Sesimbra's advantages stack: a 12-month season, 15 or more distinct launch sites, a dual character that works both as a pure coastal ridge destination and as an XC flying base, world-class consistency driven by the Portuguese nortada, and a town with genuine character at the foot of the cliffs. I have brought pilots here from all over Europe and the consistent response is that they wish they had discovered it sooner.
For a full breakdown of the local launches, the microclimate, and how the Atlantic ridge lift works at Sesimbra specifically, the guide at Paragliding in Sesimbra covers everything in detail. And if you want to understand the physics of what makes Atlantic ridge lift different from mountain or inland ridge sites, the Atlantic Coastal Soaring — How Ridge Lift Works guide goes deep on the mechanics.
Tips for Visiting Any Coastal Paragliding Site
Whether you're heading to Sesimbra, Iquique, or Makapuu, the same set of principles applies. Coastal flying has a distinctive character that catches out pilots who arrive with purely inland or mountain habits, and a few preparation steps make a significant difference to how the visit goes.

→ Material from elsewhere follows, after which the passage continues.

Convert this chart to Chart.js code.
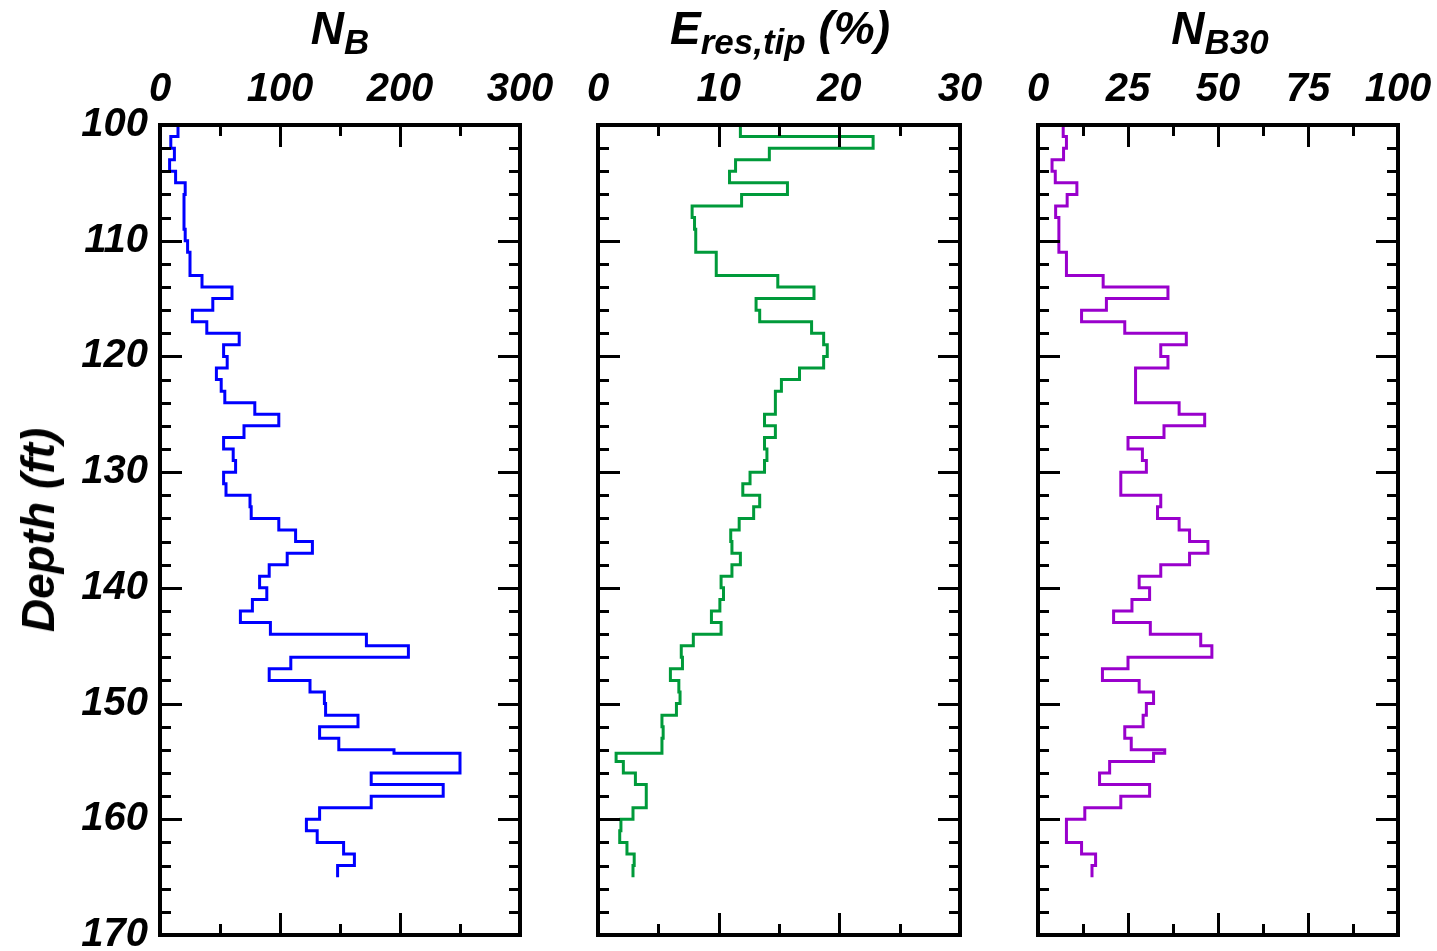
<!DOCTYPE html>
<html>
<head>
<meta charset="utf-8">
<title>Depth profiles</title>
<script src="https://cdn.jsdelivr.net/npm/chart.js@4.4.1/dist/chart.umd.min.js"></script>
<style>
  html, body { margin: 0; padding: 0; background: #fff; }
  #wrap { position: relative; width: 1437px; height: 951px; overflow: hidden; }
  #wrap canvas { position: absolute; left: 0; top: 0; }
  .ttl {
    position: absolute; top: 0; transform: translateX(-50%);
    font: italic bold 46px 'Liberation Sans', Arial, sans-serif;
    line-height: 56px; white-space: nowrap; color: #000;
  }
  .ttl sub { font-size: 0.76em; vertical-align: -0.3em; line-height: 0; }
  #ylab {
    position: absolute; left: 38px; top: 530px;
    transform: translate(-50%, -50%) rotate(-90deg);
    font: italic bold 46px 'Liberation Sans', Arial, sans-serif;
    white-space: nowrap; color: #000;
  }
</style>
</head>
<body>
<div id="wrap">
  <canvas id="nbChart" width="1437" height="951"></canvas>
  <canvas id="eresChart" width="1437" height="951"></canvas>
  <canvas id="nb30Chart" width="1437" height="951"></canvas>
  <div class="ttl" style="left:340px">N<sub>B</sub></div>
  <div class="ttl" style="left:780px">E<sub>res,tip</sub> (%)</div>
  <div class="ttl" style="left:1220px">N<sub>B30</sub></div>
  <div id="ylab">Depth (ft)</div>
</div>
<script>
(function () {
    'use strict';

    // ── Data: depth interval edges (ft) and value per interval ───────────────
    const depthEdges = [
        100, 101, 102, 103, 104, 105, 106, 107, 108, 109,
        110, 111, 112, 113, 114, 115, 116, 117, 118, 119,
        120, 121, 122, 123, 124, 125, 126, 127, 128, 129,
        130, 131, 132, 133, 134, 135, 136, 137, 138, 139,
        140, 141, 142, 143, 144, 145, 146, 147, 148, 149,
        150, 151, 152, 153, 154, 154.3, 155, 156, 157, 158,
        159, 160, 161, 162, 163, 164, 165
    ];

    const nbValues = [
        15, 9, 12, 8, 13, 21, 20, 20, 20, 21,
        23, 25, 25, 35, 60, 44, 27, 39, 66, 53,
        56, 47, 51, 54, 79, 99, 70, 53, 61, 63,
        53, 55, 75, 76, 99, 113, 127, 106, 91, 83,
        89, 77, 67, 92, 172, 207, 109, 91, 125, 137,
        138, 165, 133, 149, 195, 250, 250, 176, 236, 176,
        133, 122, 131, 153, 162, 148
    ];

    const eresValues = [
        11.8, 22.8, 14.2, 11.4, 10.9, 15.7, 11.9, 7.8, 8.0, 8.1,
        8.1, 9.8, 9.8, 14.9, 17.9, 13.1, 13.4, 17.7, 18.7, 19.0,
        18.7, 16.7, 15.2, 14.7, 14.7, 13.8, 14.7, 13.8, 14.0, 13.8,
        12.6, 12.0, 13.4, 12.9, 11.7, 11.0, 11.1, 11.8, 11.1, 10.2,
        10.4, 10.1, 9.4, 10.2, 7.9, 6.9, 7.0, 6.0, 6.7, 6.8,
        6.5, 5.3, 5.4, 5.3, 5.3, 1.5, 2.1, 3.1, 4.0, 4.0,
        2.9, 1.9, 1.8, 2.4, 3.0, 2.9
    ];

    const nb30Values = [
        7.0, 7.9, 7.1, 3.9, 4.8, 10.8, 8.1, 4.9, 5.8, 5.8,
        5.8, 7.9, 7.9, 18.1, 36.1, 19.0, 12.1, 24.1, 41.2, 34.1,
        36.1, 27.1, 27.1, 27.1, 39.2, 46.3, 35.0, 25.0, 29.0, 30.1,
        23.0, 23.0, 34.1, 33.2, 39.2, 42.1, 47.2, 42.1, 34.1, 28.1,
        31.0, 26.1, 21.0, 31.2, 45.2, 48.3, 25.0, 17.9, 28.1, 32.1,
        30.1, 29.2, 24.1, 25.9, 35.2, 32.1, 19.9, 17.1, 31.0, 23.0,
        13.0, 7.9, 7.9, 12.1, 16.0, 15.0
    ];

    // axis ranges / tick spacing
    const depthRange = [100, 170];
    const nbAxis   = { min: 0, max: 300, step: 50,   major: 100 };
    const eresAxis = { min: 0, max: 30,  step: 5,    major: 10 };
    const nb30Axis = { min: 0, max: 100, step: 12.5, major: 25 };

    // ── Theme ────────────────────────────────────────────────────────────────
    const W = 1437, H = 951;
    const AREA_TOP = 125, AREA_BOTTOM = 935;
    const TICK_FONT = { family: "'Liberation Sans Narrow', 'Liberation Sans', Arial, sans-serif",
                        size: 40, style: 'italic', weight: 'bold' };
    const MAJOR_LEN = 22, MINOR_LEN = 11;

    const isMultiple = (v, m) => Math.abs(v / m - Math.round(v / m)) < 1e-6;

    // step profile: each interval becomes a vertical segment, joined by horizontals
    function stepPoints(vals) {
        const pts = [];
        vals.forEach((v, i) => {
            pts.push({ x: v, y: depthEdges[i] });
            pts.push({ x: v, y: depthEdges[i + 1] });
        });
        return pts;
    }

    // frame + inward ticks on all four sides
    const frameTicks = {
        id: 'frameTicks',
        afterDatasetsDraw(chart, args, opts) {
            const { ctx, chartArea: a } = chart;
            const x = chart.scales.x, y = chart.scales.y;
            ctx.save();
            ctx.strokeStyle = '#000';
            ctx.lineCap = 'butt';
            ctx.lineWidth = 3;
            ctx.beginPath();
            y.ticks.forEach(t => {
                const py = Math.round(y.getPixelForValue(t.value)) + 0.5;
                const len = isMultiple(t.value, 10) ? MAJOR_LEN : MINOR_LEN;
                ctx.moveTo(a.left, py);  ctx.lineTo(a.left + len, py);
                ctx.moveTo(a.right, py); ctx.lineTo(a.right - len, py);
            });
            x.ticks.forEach(t => {
                const px = Math.round(x.getPixelForValue(t.value)) + 0.5;
                const len = isMultiple(t.value, opts.major) ? MAJOR_LEN : MINOR_LEN;
                ctx.moveTo(px, a.top);    ctx.lineTo(px, a.top + len);
                ctx.moveTo(px, a.bottom); ctx.lineTo(px, a.bottom - len);
            });
            ctx.stroke();
            ctx.lineWidth = 4;
            ctx.strokeRect(a.left, a.top, a.right - a.left, a.bottom - a.top);
            ctx.restore();
        }
    };

    function makePanel(id, values, color, axis, left, right, showDepth) {
        const yWidth = showDepth ? left : 60;
        new Chart(document.getElementById(id), {
            type: 'scatter',
            data: {
                datasets: [{
                    data: stepPoints(values),
                    showLine: true,
                    borderColor: color,
                    borderWidth: 3,
                    pointRadius: 0,
                    tension: 0,
                    fill: false
                }]
            },
            options: {
                responsive: false,
                animation: false,
                devicePixelRatio: 1,
                layout: {
                    padding: { left: left - yWidth, right: W - right, top: 0, bottom: H - AREA_BOTTOM }
                },
                plugins: {
                    legend: { display: false },
                    tooltip: { enabled: false },
                    frameTicks: { major: axis.major }
                },
                scales: {
                    x: {
                        type: 'linear',
                        position: 'top',
                        min: axis.min,
                        max: axis.max,
                        grid: { display: false, drawTicks: false },
                        border: { display: false },
                        ticks: {
                            stepSize: axis.step,
                            autoSkip: false,
                            maxRotation: 0,
                            padding: 11,
                            color: '#000',
                            font: TICK_FONT,
                            callback: v => isMultiple(v, axis.major) || v === axis.min ? String(v) : ''
                        },
                        afterFit: s => { s.height = AREA_TOP; s.paddingLeft = 0; s.paddingRight = 0; }
                    },
                    y: {
                        type: 'linear',
                        reverse: true,
                        min: depthRange[0],
                        max: depthRange[1],
                        grid: { display: false, drawTicks: false },
                        border: { display: false },
                        ticks: {
                            display: showDepth,
                            stepSize: 2,
                            autoSkip: false,
                            padding: 12,
                            color: '#000',
                            font: TICK_FONT,
                            callback: v => isMultiple(v, 10) ? String(v) : ''
                        },
                        afterFit: s => { s.width = yWidth; s.paddingTop = 0; s.paddingBottom = 0; }
                    }
                }
            },
            plugins: [frameTicks]
        });
    }

    makePanel('nbChart',   nbValues,   '#0000ff', nbAxis,   160,  520,  true);
    makePanel('eresChart', eresValues, '#009a3a', eresAxis, 598,  960,  false);
    makePanel('nb30Chart', nb30Values, '#9900cc', nb30Axis, 1038, 1398, false);
})();
</script>
</body>
</html>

- Know the preferred wind direction before you arrive. Every coastal site has a preferred window — a range of wind directions and speeds within which it works well. Ask local pilots or clubs for the exact parameters. A site that works in NW winds may become dangerous in a NNW, where rotor behind a headland changes the picture entirely.
- Understand the landing zone before you launch. On coastal sites, landing options are often limited to a single beach or field. Know exactly where you are going before you leave the ground. Landing in the sea is possible at some sites; landing on rocks is rarely survivable. These are not inland landings where a field anywhere will do.
- Respect rotor hazards behind headlands and cliff edges. The lift band above a cliff is clean and laminar. The air immediately downwind of a headland or cliff corner is not. Rotor — turbulent, reversed airflow — forms in these zones and is the most common cause of coastal incidents. Know where the cliff corners are and stay away from the downwind side.
- Fly with someone who knows the site on your first visit. Every site has specific knowledge that is not in any guidebook — where the lift band narrows, which section of cliff generates the strongest turbulence in afternoon gusts, where the return flight from the far end of the ridge gets difficult. One flight with a local pilot is worth five solo days of figuring it out the hard way.
- Check your insurance covers overseas free-flying. Many federation policies have restrictions on overseas flying or have exclusions for competition events. Check the policy before you travel, not after you land. Some destinations also have mandatory third-party liability requirements for visiting pilots that your home federation policy may not satisfy automatically.